I. 1984–1989 : L’après-choc et la fausse accalmie

> Les CCC c’est ciao… le malaise s’installe.

  • 1985 : attentats meurtriers des CCC (Cellules Communistes Combattantes) contre la gendarmerie et des installations économiques. Réaction sécuritaire forte. Fin des actions en 1985 après arrestations.
  • Les Tueurs du Brabant terrorisent le pays (1982–1985), sans qu’aucune autorité n’éclaircisse les faits. L’affaire reste non résolue. Soupçons d’infiltration d’État, de manipulation politique, voire de “stratégie de la tension”.
  • Plan Globaal (Martens VIII) : rigueur économique, privatisations, et recul de l’État providence.
  • 1988–89 : grande réforme de l’État, création des trois Régions (Flandre, Wallonie, Bruxelles-Capitale). La Belgique devient un État fédéral, mais sans vision d’un destin commun.

Un pays fédéralisé mais fragmenté, stabilisé mais dépolitisé. Le ver est dans le fruit.


II. 1990–1993 : Crises en cascade

> Chômage de masse, blocages communautaires, paralysie monarchique.

  • 1990 : crise constitutionnelle majeure : le Roi Baudouin Ier refuse de signer la loi dépénalisant partiellement l’avortement. Il est déclaré temporairement dans l’incapacité de régner. Première rupture symbolique avec la monarchie.
  • Explosion du chômage des jeunes : Bruxelles et les grandes villes voient apparaître les premières zones de relégation.
  • Début des émeutes urbaines localisées (Marolles, Molenbeek, etc.).
  • Montée de l’extrême droite en Flandre (Vlaams Blok).
  • 1993 : Mort du roi Baudouin. La monarchie perd son dernier “rassembleur naturel”. Son frère Albert II lui succède.

L’État n’est plus perçu comme protecteur. Le pouvoir devient gestionnaire, la société orpheline.


III. 1993–1996 : Fracture terminale et perte de confiance

> L’affaire Dutroux comme séisme de l’État de droit.

  • Août 1996 : arrestation de Marc Dutroux, pédocriminel multirécidiviste protégé par une administration négligente, voire complice. Découverte de l’impensable.
  • Mise en lumière de défaillances systémiques : police, justice, services sociaux.
  • Perte totale de confiance dans les institutions : le peuple parle de réseau, les autorités de “dysfonctionnements”.
  • Marche blanche (octobre 1996) : 300 000 personnes à Bruxelles. Dernier sursaut d’union nationale… ou enterrement de la démocratie représentative ?

L’affaire Dutroux ne fait pas que choquer. Elle révèle l’effondrement moral d’un État.

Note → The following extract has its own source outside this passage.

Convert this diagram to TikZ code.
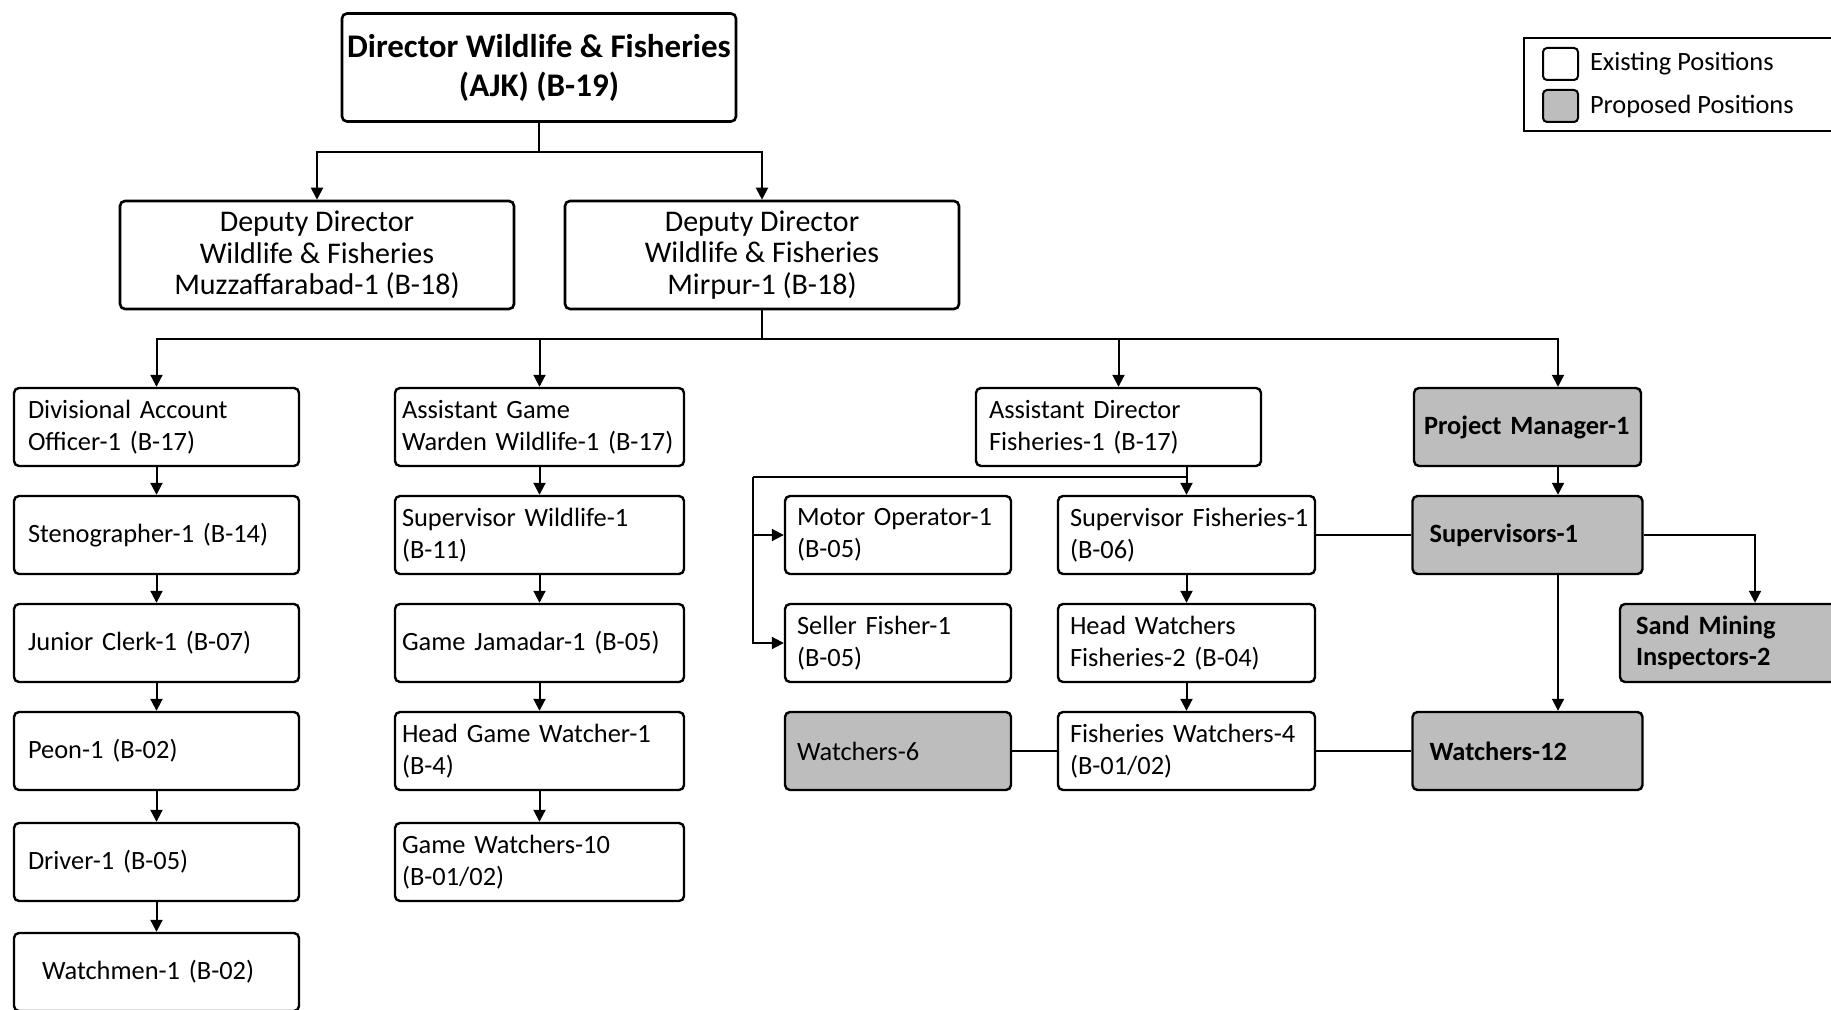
\documentclass[tikz,border=0pt]{standalone}
\usepackage{fontspec}
\setmainfont{Carlito}
\usetikzlibrary{arrows.meta}

\begin{document}
\begin{tikzpicture}[x=0.5pt,y=-0.5pt,line width=1pt,
  post/.style={draw,line width=1.2pt,rounded corners=2.5pt,align=left,
    font=\fontsize{13.2}{15.8}\selectfont,minimum height=39pt,inner ysep=2pt},
  colA/.style={post,inner xsep=7pt,text width=128.5pt},
  colB/.style={post,inner xsep=3.5pt,text width=137.5pt},
  colC/.style={post,inner xsep=6pt,text width=101pt},
  colD/.style={post,inner xsep=6pt,text width=116.5pt},
  colE/.style={post,fill=black!26,inner xsep=5pt,text width=103.5pt,
    font=\fontsize{13.2}{15.8}\selectfont\bfseries},
  head/.style={draw,line width=1.3pt,rounded corners=2.5pt,align=center,
    minimum width=197pt,minimum height=54pt,inner sep=2pt,
    font=\fontsize{15}{15.8}\selectfont},
  key/.style={draw,line width=1pt,rounded corners=2pt,minimum width=17.5pt,
    minimum height=16pt,inner sep=0pt},
  arr/.style={-{Triangle[length=6pt,width=6pt]}}]
\useasboundingbox (0,0) rectangle (1831,1010);

% director and deputies
\node[head,font=\fontsize{16.5}{19.5}\selectfont\bfseries] (dir) at (539,67.5)
  {Director Wildlife \& Fisheries\\(AJK) (B-19)};
\node[head] (dep1) at (317,255) {Deputy Director\\Wildlife \& Fisheries\\Muzzaffarabad-1 (B-18)};
\node[head] (dep2) at (762,255) {Deputy Director\\Wildlife \& Fisheries\\Mirpur-1 (B-18)};

% office column
\node[colA] (dao) at (156.5,427) {Divisional Account\\Officer-1 (B-17)};
\node[colA] (steno) at (156.5,535) {Stenographer-1 (B-14)};
\node[colA] (clerk) at (156.5,643) {Junior Clerk-1 (B-07)};
\node[colA] (peon) at (156.5,751) {Peon-1 (B-02)};
\node[colA] (driver) at (156.5,862) {Driver-1 (B-05)};
\node[colA] (watchmen) at (156.5,972) {\hspace*{7pt}Watchmen-1 (B-02)};

% wildlife column
\node[colB] (agw) at (539.5,427) {Assistant Game\\\mbox{Warden Wildlife-1 (B-17)}};
\node[colB] (supw) at (539.5,535) {Supervisor Wildlife-1\\(B-11)};
\node[colB] (jamadar) at (539.5,643) {Game Jamadar-1 (B-05)};
\node[colB] (hgw) at (539.5,751) {Head Game Watcher-1\\(B-4)};
\node[colB] (gw) at (539.5,862) {Game Watchers-10\\(B-01/02)};

% fisheries
\node[post,inner xsep=6.5pt,text width=129.5pt] (adf) at (1118.5,427) {Assistant Director\\Fisheries-1 (B-17)};
\node[colC] (motor) at (898,535) {Motor Operator-1\\(B-05)};
\node[colC] (seller) at (898,643) {Seller Fisher-1\\(B-05)};
\node[colC,fill=black!26] (fw6) at (898,751) {Watchers-6};
\node[colD] (supf) at (1186.5,535) {\mbox{Supervisor Fisheries-1}\\(B-06)};
\node[colD] (headw) at (1186.5,643) {Head Watchers\\Fisheries-2 (B-04)};
\node[colD] (fw4) at (1186.5,751) {Fisheries Watchers-4\\(B-01/02)};

% proposed posts
\node[colE] (pm) at (1527.5,427) {\mbox{Project Manager-1}};
\node[colE,inner xsep=8.5pt,text width=98pt] (sups) at (1527.5,535) {Supervisors-1};
\node[colE,inner xsep=8.5pt,text width=98pt] (fw12) at (1527.5,751) {Watchers-12};
\node[colE,inner xsep=8pt,text width=99pt] (sand) at (1735,643) {Sand Mining\\Inspectors-2};

% legend
\draw[line width=1.2pt] (1524,38) rectangle (1870,131);
\node[key] (kold) at (1560.5,64) {};
\node[key,fill=black!26] (knew) at (1560.5,106) {};
\node[anchor=west,inner xsep=2pt,font=\fontsize{13.2}{15.8}\selectfont] (told) at ([xshift=3pt]kold.east) {Existing Positions};
\node[anchor=west,inner xsep=2pt,font=\fontsize{13.2}{15.8}\selectfont] (tnew) at ([xshift=3pt]knew.east) {Proposed Positions};

% connectors
\coordinate (j1) at (539,152);
\coordinate (j2) at (762,339);
\coordinate (pcol) at (1558,0);
\coordinate (scol) at (1755,0);
\coordinate (fork) at (1186.5,477);
\coordinate (bend) at (753,477);

\draw (dir) -- (j1);
\draw[arr] (j1) -| (dep1.north);
\draw[arr] (j1) -| (dep2.north);
\draw (dep2) -- (j2);
\draw[arr] (j2) -| (dao.north);
\draw[arr] (j2) -| (agw.north);
\draw[arr] (j2) -| (adf.north);
\draw[arr] (j2) -| (pm.north -| pcol);

\foreach \a/\b in {dao/steno,steno/clerk,clerk/peon,peon/driver,driver/watchmen,
  agw/supw,supw/jamadar,jamadar/hgw,hgw/gw,supf/headw,headw/fw4}
  \draw[arr] (\a) -- (\b);

\draw[arr] (adf.south -| supf.north) -- (supf.north);
\draw (fork) -- (bend);
\draw[arr] (bend) |- (motor.west);
\draw[arr] (bend) |- (seller.west);

\draw[arr] (pm.south -| pcol) -- (sups.north -| pcol);
\draw[arr] (sups.south -| pcol) -- (fw12.north -| pcol);
\draw[arr] (sups.east) -| (sand.north -| scol);
\draw (supf) -- (sups);
\draw (fw6) -- (fw4);
\draw (fw4) -- (fw12);

\end{tikzpicture}
\end{document}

IV. Bilan transversal 1984–1996 : État belge déstructuré

Économie :

  • Libéralisation, privatisations, mise en concurrence des services publics.
  • Perte d’indépendance industrielle, financiarisation de l’économie.
  • Bruxelles devient un hub institutionnel européen, mais sans retombées sociales locales.

Société :

  • Fracture générationnelle et ethnique.
  • Montée de l’exclusion, délitement du lien social.
  • Émeutes, toxicomanie, ghettoïsation partielle de certains quartiers.

Politique :

  • Parcellisation du pouvoir entre niveaux fédéral, communautaire, régional.
  • Technocratisation croissante.
  • Sentiment d’impunité des élites et d’abandon des populations fragilisées.

Culture :

  • Repli identitaire et régional.
  • Émergence de voix dissidentes dans les arts, mais peu audibles dans l’espace public.

Conclusion : 1996, année zéro ?

La période 1984–1996 marque la fin d’un cycle. L’État belge ne gouverne plus : il administre une fragmentation. Les affaires (Tueurs, CCC, Dutroux) laissent derrière elles un sentiment de double impunité : celle du crime organisé… et celle des institutions.

La Marche blanche aurait pu être un réveil. Elle fut un baroud d’honneur.
> À partir de 1996, c’est la peur, le cynisme et le silence qui occupent le vide.